(Exercise prompt) Using the records that follow, reproduce exactly the lines starting at the line containing "Write a Python" and ending at the line containing "to_rgb = matplotlib.colors.to_rgb". Include both end lines and no pictures.

(Records provided)
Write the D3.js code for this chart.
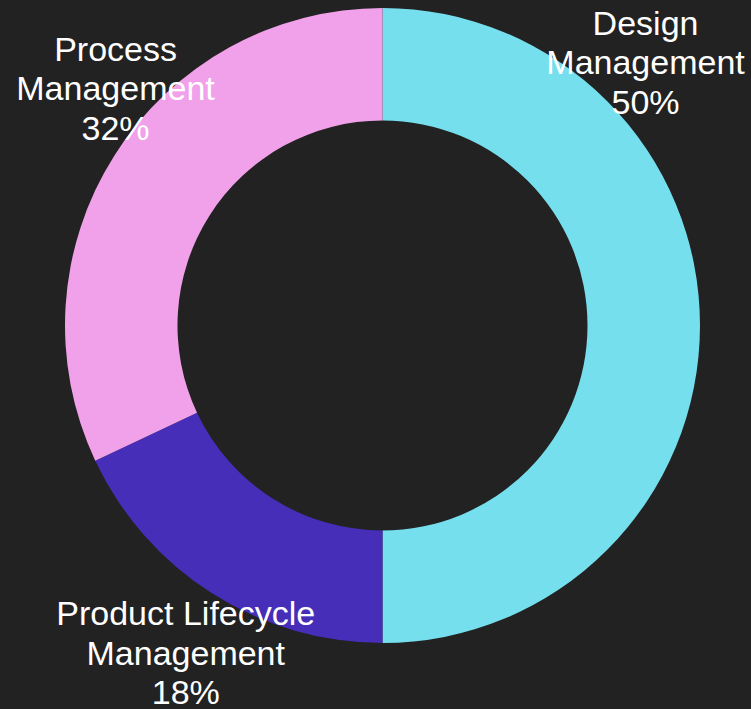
<!DOCTYPE html>
<html>
<head>
<meta charset="utf-8">
<script src="https://cdn.jsdelivr.net/npm/d3@7"></script>
<style>
  html, body { margin: 0; padding: 0; background: #222222; }
  #chart text { font-family: "Liberation Sans", Arial, sans-serif; fill: #ffffff; }
</style>
</head>
<body>
<div id="chart"></div>
<script>
// data
const categories = ["Design Management", "Product Lifecycle Management", "Process Management"];
const shares = [50, 18, 32];
const labelLines = [["Design", "Management"], ["Product Lifecycle", "Management"], ["Process", "Management"]];
const colors = ["#76dfee", "#462eb8", "#f1a1ea"];

// layout
const width = 751, height = 709;
const cx = 382.5, cy = 325.5;
const outerR = 317.5, innerR = 205;
// where each label sits (degrees clockwise from 12 o'clock, distance from centre)
const labelPlace = [{angle: 45, dist: 372}, {angle: 211, dist: 382}, {angle: 311.6, dist: 357}];
const fontSize = 34, lineH = 39.5;

const svg = d3.select("#chart").append("svg")
    .attr("width", width)
    .attr("height", height);

svg.append("rect").attr("width", width).attr("height", height).attr("fill", "#222222");

const g = svg.append("g").attr("transform", `translate(${cx}, ${cy})`);

const pie = d3.pie().sort(null).value(d => d);
const arcs = pie(shares);

const arc = d3.arc().innerRadius(innerR).outerRadius(outerR);

g.selectAll("path.slice")
    .data(arcs)
    .join("path")
    .attr("class", "slice")
    .attr("d", arc)
    .attr("fill", (d, i) => colors[i]);

// labels
const labels = g.selectAll("text.label")
    .data(arcs)
    .join("text")
    .attr("class", "label")
    .attr("text-anchor", "middle")
    .attr("font-size", fontSize)
    .attr("transform", (d, i) => {
        const a = labelPlace[i].angle * Math.PI / 180;
        const r = labelPlace[i].dist;
        return `translate(${r * Math.sin(a)}, ${-r * Math.cos(a)})`;
    });

labels.each(function(d, i) {
    const lines = labelLines[i].concat([shares[i] + "%"]);
    const t = d3.select(this);
    lines.forEach((ln, k) => {
        t.append("tspan")
            .attr("x", 0)
            .attr("y", (k - 1) * lineH)
            .attr("dy", "0.35em")
            .text(ln);
    });
});
</script>
</body>
</html>
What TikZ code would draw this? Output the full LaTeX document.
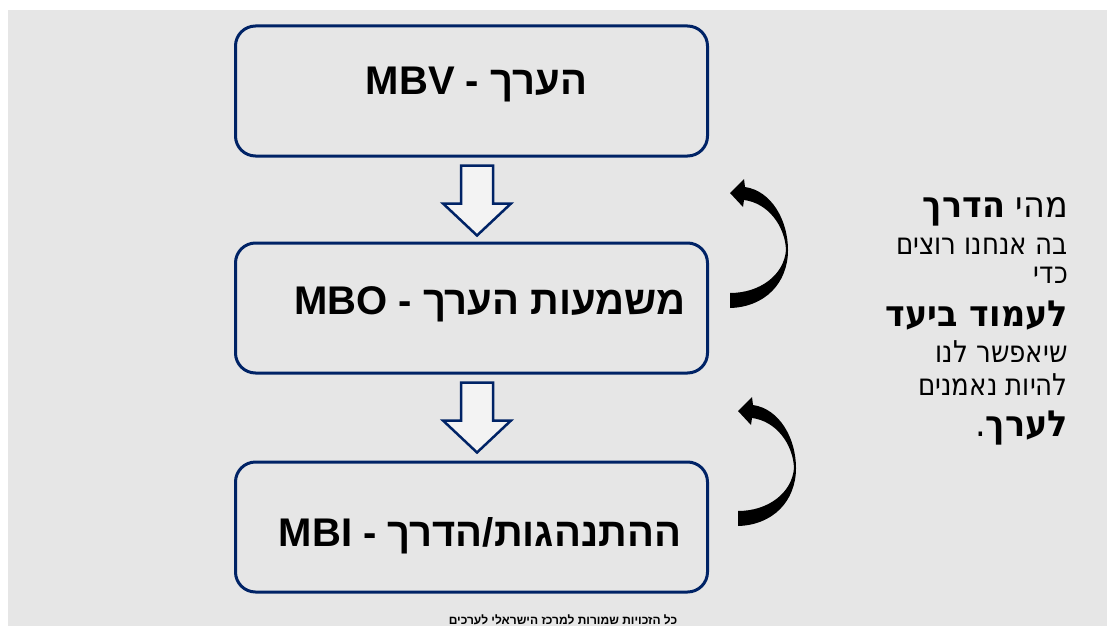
\documentclass[tikz,border=0pt]{standalone}
\usepackage{fontspec}
\usepackage{graphicx}
\usetikzlibrary{calc}
\TeXXeTstate=1
\newfontfamily\boxfont[Script=Hebrew]{Liberation Sans}
\newfontfamily\sidefont[Script=Hebrew]{DejaVu Sans}
\definecolor{navy}{RGB}{0,35,102}
\definecolor{bggray}{RGB}{230,230,230}
\definecolor{arrowfill}{RGB}{243,243,243}
\newcommand\sidelg[1]{\scalebox{0.93}[1]{\sidefont\fontsize{36}{40}\selectfont #1}}
\newcommand\sidesm[1]{\scalebox{0.87}[1]{\sidefont\fontsize{30}{34}\selectfont #1}}
\tikzset{
  stagebox/.style={draw=navy, line width=3pt, rounded corners=20pt,
    minimum width=472pt, minimum height=130pt, inner sep=0pt},
  boxtext/.style={font=\boxfont\bfseries\fontsize{40}{46}\selectfont, inner sep=0pt, anchor=base},
  sideline/.style={inner sep=0pt, anchor=base east},
  hollowarrow/.style={draw=navy, line width=2.5pt, fill=arrowfill, line join=miter},
  pics/curvedback/.style={code={
    \fill[black] (0,100) .. controls (30,100) and (54,82) .. (56,57)
      .. controls (55,33) and (38,10) .. (14,7)
      -- (13,14) -- (0,0) -- (14,-14) -- (15,-6)
      .. controls (42,-2) and (58,28) .. (58,57)
      .. controls (58,90) and (35,114) .. (0,115) -- cycle;
  }}
}
\begin{document}
\begin{tikzpicture}[x=1pt,y=-1pt]
\useasboundingbox (0,0) rectangle (1107,626);
\clip (0,0) rectangle (1107,626);
\fill[bggray] (8,10) rectangle (1107,626);

\node[stagebox] (b1) at (471.5,91) {};
\node[stagebox] (b2) at (471.5,308) {};
\node[stagebox] (b3) at (471.5,527) {};

\node[boxtext] (l1) at (476.5,94) {\beginR הערך - \beginL MBV\endL\endR};
\node[boxtext] (l2) at (490,314) {\beginR משמעות הערך - \beginL MBO\endL\endR};
\node[boxtext] (l3) at (480,546) {\beginR ההתנהגות/הדרך - \beginL MBI\endL\endR};

\path (b1.south) ++(5.5,8) coordinate (p1);
\path (b2.south) ++(5.5,8) coordinate (p2);
\draw[hollowarrow] (p1) ++(-16,0) -- ++(32,0) -- ++(0,38) -- ++(18,0) -- ++(-34,32) -- ++(-34,-32) -- ++(18,0) -- cycle;
\draw[hollowarrow] (p2) ++(-16,0) -- ++(32,0) -- ++(0,38) -- ++(18,0) -- ++(-34,32) -- ++(-34,-32) -- ++(18,0) -- cycle;

\pic at (730,193) {curvedback};
\pic at (738,411) {curvedback};

\node[sideline] (t1) at (1068,217) {\sidelg{\beginR מהי \textbf{הדרך}\endR}};
\node[sideline] (t2) at (1068,254) {\sidesm{\beginR בה אנחנו רוצים\endR}};
\node[sideline] (t3) at (1068,283) {\sidesm{\beginR כדי\endR}};
\node[sideline] (t4) at (1068,326) {\sidelg{\beginR\textbf{לעמוד ביעד}\endR}};
\node[sideline] (t5) at (1068,362) {\sidesm{\beginR שיאפשר לנו\endR}};
\node[sideline] (t6) at (1068,395) {\sidesm{\beginR להיות נאמנים\endR}};
\node[sideline] (t7) at (1068,436) {\sidelg{\beginR\textbf{לערך}.\endR}};

\node[font=\boxfont\bfseries\fontsize{12}{14}\selectfont, inner sep=0pt, anchor=base] (copy) at (563,624.5) {\beginR כל הזכויות שמורות למרכז הישראלי לערכים\endR};
\end{tikzpicture}
\end{document}
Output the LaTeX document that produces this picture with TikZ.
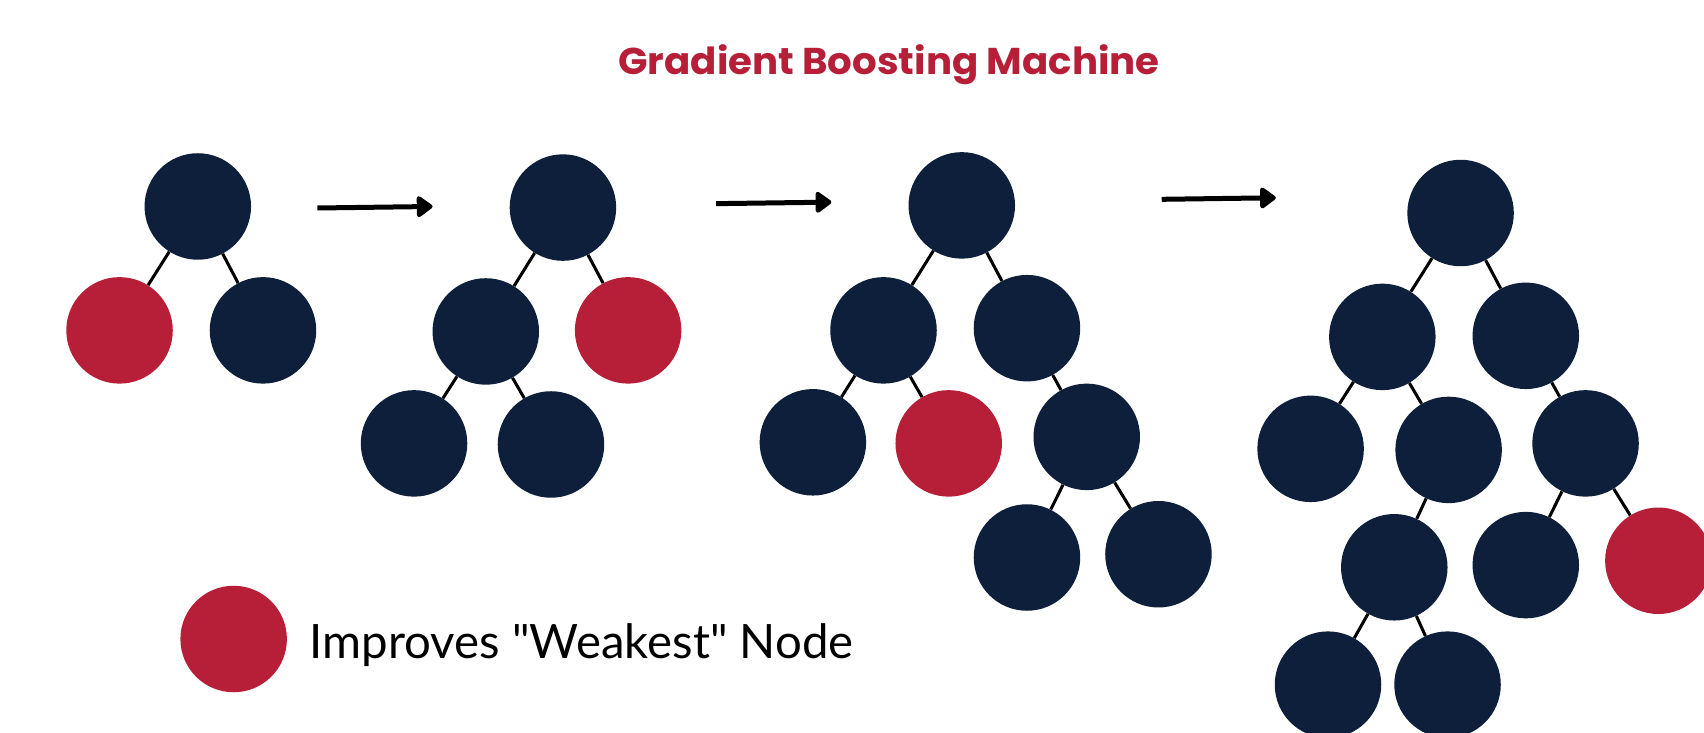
\documentclass[tikz,border=0pt]{standalone}
\usepackage{fontspec}
\setmainfont{Poppins}
\newfontfamily\legendfont{Lato}
\usetikzlibrary{arrows.meta}
\definecolor{gbred}{HTML}{B71F38}
\definecolor{gbnavy}{HTML}{0D1F3A}
\tikzset{
  tn/.style={circle, fill=gbnavy, minimum size=98pt, inner sep=0pt},
  tr/.style={circle, fill=gbred, minimum size=98pt, inner sep=0pt},
  edge/.style={draw=black, line width=2.8pt},
  flow/.style={draw=black, line width=4.6pt, -{Triangle[length=16pt,width=22pt,round]}},
}
\begin{document}
\begin{tikzpicture}[x=1pt,y=-1pt]
\useasboundingbox (0,0) rectangle (1568,674);
\clip (0,0) rectangle (1568,674);
\fill[white] (0,0) rectangle (1568,674);
% title
\node[anchor=base, inner sep=0pt, text=gbred] (title) at (818,68.5)
  {\resizebox{498pt}{27.5pt}{\bfseries Gradient Boosting Machine}};
% tree 1
\node[tn] (t1r) at (182,190) {};
\node[tr] (t1a) at (110,304) {};
\node[tn] (t1b) at (242,304) {};
\draw[edge] (t1r) -- (t1a); \draw[edge] (t1r) -- (t1b);
% tree 2
\node[tn] (t2r) at (518,191) {};
\node[tn] (t2a) at (447,305) {};
\node[tr] (t2b) at (578,304) {};
\node[tn] (t2c) at (381,408) {};
\node[tn] (t2d) at (507,409) {};
\draw[edge] (t2r) -- (t2a); \draw[edge] (t2r) -- (t2b);
\draw[edge] (t2a) -- (t2c); \draw[edge] (t2a) -- (t2d);
% tree 3
\node[tn] (t3r) at (885,189) {};
\node[tn] (t3a) at (813,304) {};
\node[tn] (t3b) at (945,302) {};
\node[tn] (t3c) at (748,407) {};
\node[tr] (t3d) at (873,408) {};
\node[tn] (t3e) at (1000,402) {};
\node[tn] (t3f) at (945,513) {};
\node[tn] (t3g) at (1066,510) {};
\draw[edge] (t3r) -- (t3a); \draw[edge] (t3r) -- (t3b);
\draw[edge] (t3a) -- (t3c); \draw[edge] (t3a) -- (t3d);
\draw[edge] (t3b) -- (t3e);
\draw[edge] (t3e) -- (t3f); \draw[edge] (t3e) -- (t3g);
% tree 4
\node[tn] (t4r) at (1344,196) {};
\node[tn] (t4a) at (1272,310) {};
\node[tn] (t4b) at (1404,309) {};
\node[tn] (t4c) at (1206,413) {};
\node[tn] (t4d) at (1333,414) {};
\node[tn] (t4e) at (1459,408) {};
\node[tn] (t4f) at (1283,522) {};
\node[tn] (t4g) at (1404,520) {};
\node[tr] (t4h) at (1526,516) {};
\node[tn] (t4i) at (1222,630) {};
\node[tn] (t4j) at (1332,630) {};
\draw[edge] (t4r) -- (t4a); \draw[edge] (t4r) -- (t4b);
\draw[edge] (t4a) -- (t4c); \draw[edge] (t4a) -- (t4d);
\draw[edge] (t4b) -- (t4e);
\draw[edge] (t4d) -- (t4f);
\draw[edge] (t4e) -- (t4g); \draw[edge] (t4e) -- (t4h);
\draw[edge] (t4f) -- (t4i); \draw[edge] (t4f) -- (t4j);
% arrows
\coordinate (a1s) at (292,191.4); \coordinate (a1e) at (398,190);
\coordinate (a2s) at (659,187.4); \coordinate (a2e) at (765,186);
\coordinate (a3s) at (1069,183.4); \coordinate (a3e) at (1174,182);
\draw[flow] (a1s) -- (a1e);
\draw[flow] (a2s) -- (a2e);
\draw[flow] (a3s) -- (a3e);
% legend
\node[tr] (leg) at (215,588) {};
\node[anchor=base west, inner sep=0pt] (legtext) at (285,605.5)
  {\resizebox{500pt}{!}{\legendfont Improves "Weakest" Node}};
\end{tikzpicture}
\end{document}
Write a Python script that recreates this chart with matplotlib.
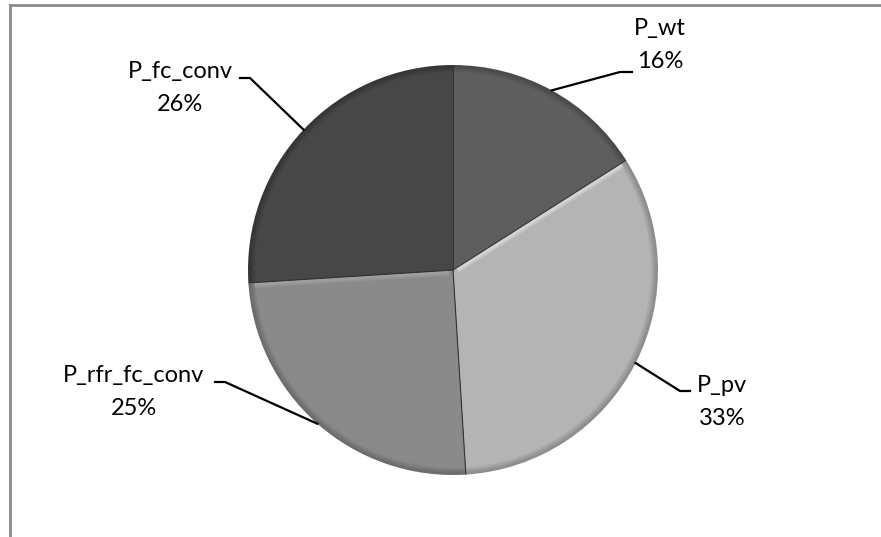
import numpy as np
import matplotlib
matplotlib.use("Agg")
import matplotlib.pyplot as plt
from matplotlib.patches import Wedge
from matplotlib.lines import Line2D

# data
labels = ['P_wt', 'P_pv', 'P_rfr_fc_conv', 'P_fc_conv']
shares = [16, 33, 25, 26]
colors = ['#5e5e5e', '#b4b4b4', '#8a8a8a', '#474747']
rim_colors = ['#4a4a4a', '#8e8e8e', '#6c6c6c', '#363636']

# label placement (pixel coords from top): x centre, baseline of first line
label_pos = [(660, 35), (722, 392), (134, 382), (180, 78)]
elbow_pts = [(620, 72), (680, 391), (225, 382), (250, 78)]
elbow_end = [(632, 72), (690, 391), (215, 382), (240, 78)]
line_gap = 33

W, H = 881, 537
cx, cy, R = 453, 270, 205

fig = plt.figure(figsize=(W / 100, H / 100), dpi=100)
ax = fig.add_axes([0, 0, 1, 1])
ax.set_xlim(0, W)
ax.set_ylim(0, H)
ax.axis('off')

def py(y):
    return H - y

to_rgb = matplotlib.colors.to_rgb

# wedges clockwise from 12 o'clock
start = 90.0
total = float(sum(shares))
mids = []
bounds = []
for val, col, rim in zip(shares, colors, rim_colors):
    span = 360.0 * val / total
    t1, t2 = start - span, start
    ax.add_patch(Wedge((cx, py(cy)), R, t1, t2, facecolor=rim, edgecolor='none'))
    # soft rim gradient
    for k, a in enumerate(np.linspace(0, 1, 6)):
        c = np.array(to_rgb(rim)) * (1 - a) + np.array(to_rgb(col)) * a
        ax.add_patch(Wedge((cx, py(cy)), R - 1.2 * (k + 1), t1, t2, facecolor=c, edgecolor='none'))
    mids.append(np.deg2rad((t1 + t2) / 2))
    bounds.append((t1, t2))
    start = t1

# bevel highlight on the upper edge of slices below a slanted seam
for i, (t1, t2) in enumerate(bounds):
    th = np.deg2rad(t2)
    if abs(np.cos(th)) < 0.2:
        continue
    # perpendicular pointing downward
    nx, ny = np.sin(th), -np.cos(th)
    if ny > 0:
        nx, ny = -nx, -ny
    lighter = np.array(to_rgb(colors[i])) * 0.5 + 0.5
    for off, alpha in [(2.0, 0.8), (4.0, 0.4)]:
        ax.plot([cx + off * nx + 4 * np.cos(th), cx + off * nx + (R - 6) * np.cos(th)],
                [py(cy) + off * ny + 4 * np.sin(th), py(cy) + off * ny + (R - 6) * np.sin(th)],
                color=lighter, lw=2, alpha=alpha, solid_capstyle='butt')

# seams
for t1, t2 in bounds:
    th = np.deg2rad(t2)
    ax.plot([cx, cx + R * np.cos(th)], [py(cy), py(cy) + R * np.sin(th)],
            color='#333333', lw=0.8, solid_capstyle='butt')

# leader lines and labels
for lab, val, m, lp, ep, ee in zip(labels, shares, mids, label_pos, elbow_pts, elbow_end):
    sx = cx + R * np.cos(m)
    sy = py(cy) + R * np.sin(m)
    ax.plot([sx, ep[0], ee[0]], [sy, py(ep[1]), py(ee[1])], color='black', lw=1.6)
    ax.text(lp[0], py(lp[1]), lab, ha='center', va='baseline', fontsize=17,
            family='Lato', color='black')
    ax.text(lp[0], py(lp[1] + line_gap), f'{val}%', ha='center', va='baseline',
            fontsize=17, family='Lato', color='black')

# chart frame (left and top edges)
fig.add_artist(Line2D([10 / W, 10 / W], [0, 1 - 5 / H], color='#8c8c8c', lw=2))
fig.add_artist(Line2D([10 / W, 1], [1 - 5 / H, 1 - 5 / H], color='#8c8c8c', lw=2))

fig.savefig('out.png', dpi=100, facecolor='white')
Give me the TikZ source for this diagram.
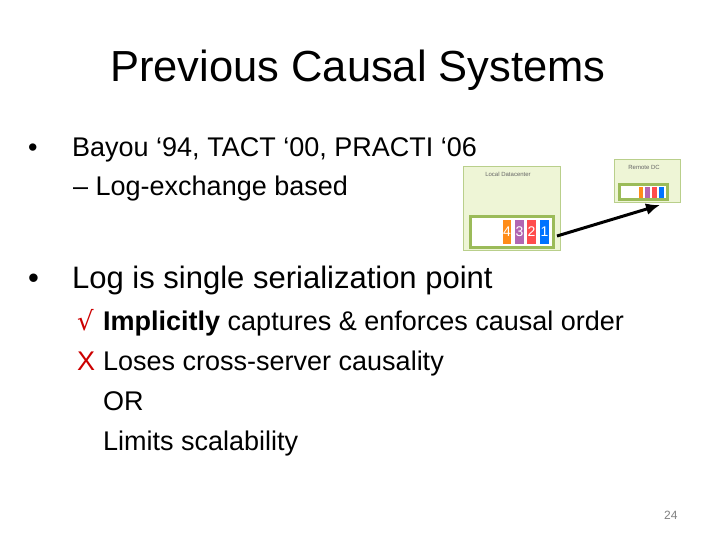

(Task solution)
Write a Python script that recreates this chart with matplotlib.
import numpy as np
import matplotlib
matplotlib.use("Agg")
import matplotlib.pyplot as plt
from matplotlib.patches import Wedge
from matplotlib.lines import Line2D

# data
labels = ['P_wt', 'P_pv', 'P_rfr_fc_conv', 'P_fc_conv']
shares = [16, 33, 25, 26]
colors = ['#5e5e5e', '#b4b4b4', '#8a8a8a', '#474747']
rim_colors = ['#4a4a4a', '#8e8e8e', '#6c6c6c', '#363636']

# label placement (pixel coords from top): x centre, baseline of first line
label_pos = [(660, 35), (722, 392), (134, 382), (180, 78)]
elbow_pts = [(620, 72), (680, 391), (225, 382), (250, 78)]
elbow_end = [(632, 72), (690, 391), (215, 382), (240, 78)]
line_gap = 33

W, H = 881, 537
cx, cy, R = 453, 270, 205

fig = plt.figure(figsize=(W / 100, H / 100), dpi=100)
ax = fig.add_axes([0, 0, 1, 1])
ax.set_xlim(0, W)
ax.set_ylim(0, H)
ax.axis('off')

def py(y):
    return H - y

to_rgb = matplotlib.colors.to_rgb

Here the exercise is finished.